Emilia Pardo Bazán era muy consciente de su aparente contradicción. "Los conservadores de la extrema derecha -sostenía- me creen avanzada; los carlistas, liberal; y los rojos y jacobinos me suponen una beatona reaccionaria y feroz". No hubo, en efecto, asunto que doña Emilia no afrontara con una absoluta independencia de criterio, por desconcertante que pudiera resultar.

Nacida en A Coruña el 16 de septiembre de 1851, en el seno de una familia aristocrática y de tradición liberal, recibió de su padre, el conde José María Pardo-Bazán, una consigna del todo inusual en la época: "Si te dicen alguna vez que hay cosas que pueden hacer los hombres y las mujeres no, di que es mentira, porque no puede haber dos morales para los dos sexos".

Valiéndose de profesores particulares, de la biblioteca familiar o de instructivos viajes por Europa, sus padres le procuraron una completa educación que trascendió, de largo, la entonces exigible para una señorita de su posición.

Permítanme un inciso para apuntar que su viajera biografía acabaría incluyendo la ciudad de Vitoria-Gasteiz, que visitó con frecuencia y manifiesta admiración debido a que Blanca, la segunda de sus tres hijos, estaba casada con el general José Cavalcanti, gobernador militar de Álava entre 1920 y 1921.

De aquellos primeros viajes, decía, regresó una joven Emilia no solo con un gran manejo de varios idiomas, sino también con convicciones carlistas que compartía con su recién estrenado marido, el también aristócrata José Quiroga.
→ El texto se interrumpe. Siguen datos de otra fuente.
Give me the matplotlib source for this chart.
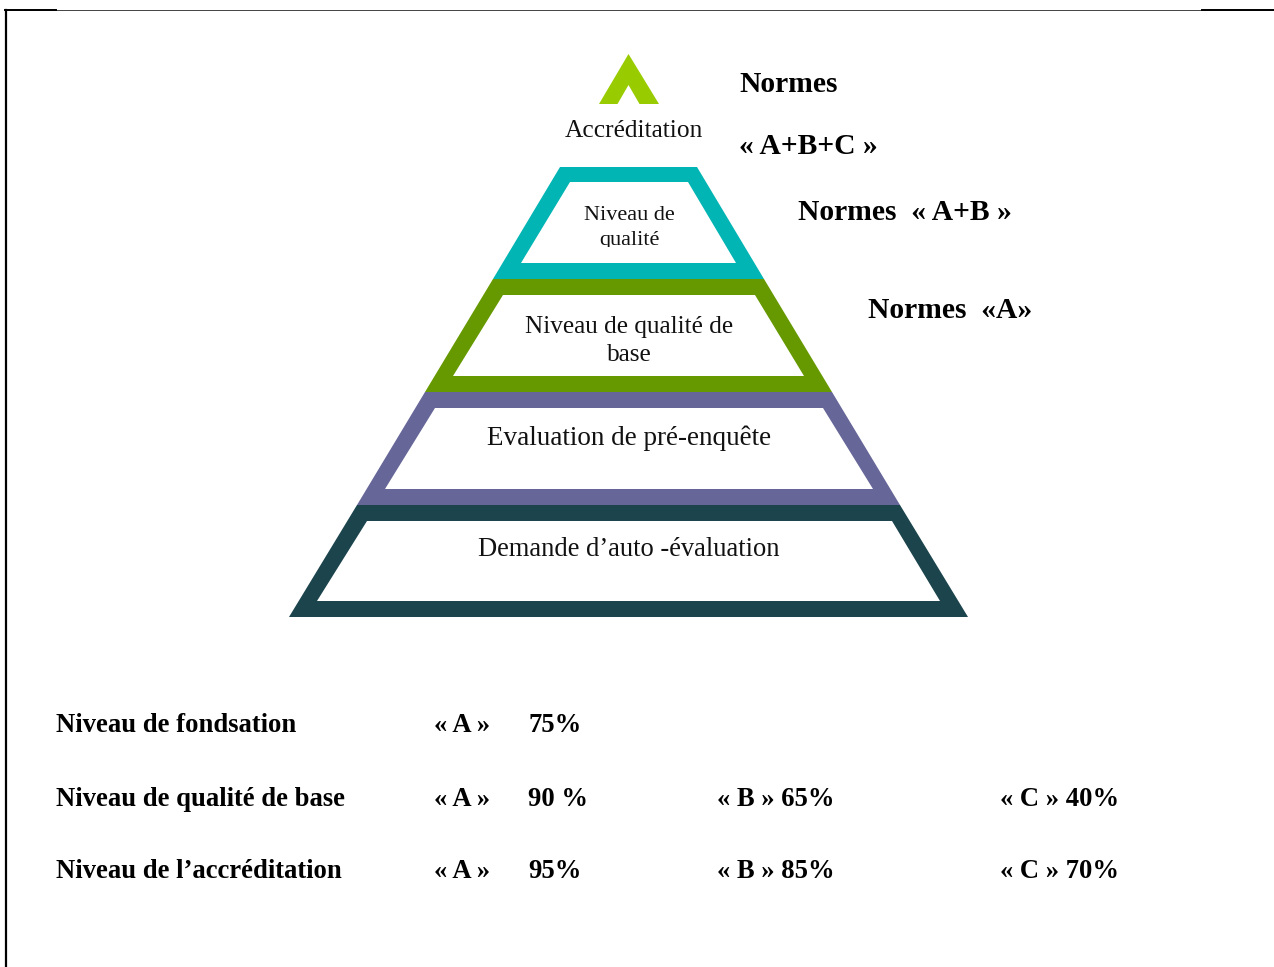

Se cuenta que llegó incluso a participar en el contrabando de armas para los defensores de la causa, movida por lo que años después describiría como "fiebres políticas que me calentaron la cabeza cuando tenía pocos años".

Pardo Bazán no fue solo la hija (temporalmente) carlista y (siempre) tradicionalista de un matrimonio liberal. Fue también una devota y convencida católica que, sin embargo, abrazó los postulados del determinista, impío y literariamente descarnado naturalismo que había conocido en Francia y que introdujo en España, gran escándalo mediante, a través de obras como La cuestión palpitante, La Tribuna (pionera, además, de la novela social), Los pazos de Ulloa o La madre naturaleza.

En palabras de la propia Emilia, "la marejada vino, como suele venir, contra toda innovación, coronada de iracundos espumarajos y acompañada de roncos mugidos de cólera", además de suponer el fin -cordial, eso sí- de su matrimonio.

La orgullosa condesa que escribió sobre el proletariado era, de igual modo, una mujer conservadora que se definía como "radical feminista".

Jamás dejó de reivindicar para las mujeres los mismos derechos y espacios de los que disfrutaban, en exclusiva, los hombres. A muchos, incluidos sus teóricos amigos, les molestaba sobremanera su visible y sonora presencia en los cenáculos intelectuales; solían referirse a ella, con evidente escozor, como "la inevitable".

Entre sus públicos valedores se contó su admirador, gran amigo y, durante unos años, entregado amante Benito Pérez Galdós, con quien intercambió una volcánica y hoy célebre correspondencia. No fueron, en todo caso, apoyos suficientes para lograr lo que hasta en tres ocasiones intentó sin éxito: su merecida entrada en la Real Academia Española, que mantuvo sus puertas cerradas a las mujeres hasta 1978.

Una afección gripal complicada por la diabetes se llevó, el 12 de mayo de 1921, a la autora de numerosas novelas, más de medio millar de cuentos, ensayos, artículos periodísticos, críticas literarias, libros de viajes, poesía, piezas teatrales, biografías y hasta libros de cocina.

Una polemista nata que agitó la anquilosada vida intelectual española. Y que, con las palabras de su padre en el recuerdo, siempre albergó una sospecha: "Si en mi tarjeta pusiera Emilio, en lugar de Emilia, qué distinta habría sido mi vida".